I'm finding it hard to believe this is one of the best SF stories of 1961.


It's a nice reminder of the cruel world we live in that the stories I liked out of this batch of five, the David Rome story and the Alice Glaser story, are by people who did no more work in the SF field or whose work is not easy to get a hold of.

*1) Boring.
  2) Long.   Every scene is very long and very slow, including action scenes, which need some velocity to be effective, and slapstick joke scenes, which require surprise to be effective.  Each joke takes too long to tell, and is repeated again and again--how many times do I have to see an anemic gag like a guy failing to pick up his hat, or demanding some weird tax?     
  3) Confusing. I could barely understand half the dialogue, and the highly choreographed scenes, like the meal at the Oyls' place early in the picture, are very busy and cluttered, and have no weight, no meaning or feeling, so there is no payoff for bothering to figure them out.  Character motivations are also a little confusing; why does Olive Oil change her opinions about Popeye and Bluto/Brutus?
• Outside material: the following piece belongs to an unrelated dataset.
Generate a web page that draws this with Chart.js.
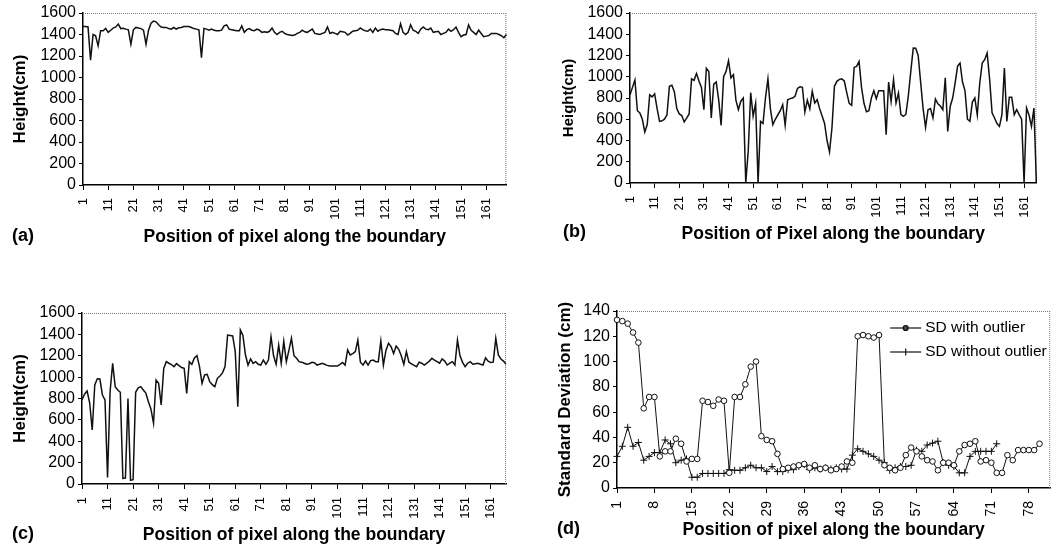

Similarly, I lost track of how we and the characters were supposed to feel about Pappy/The Commodore.  Did I doze through the explanations for these things?  
  4) Bad songs.  Too many of the songs are just a word or phrase repeated again and again.  Ugh.  
  5) Photography.  I'll grant that the water and sky are beautiful, but often the camera work puts the viewer far away from what was going on, putting distance between the viewer and the story and characters, making things more confusing and less emotionally resonant.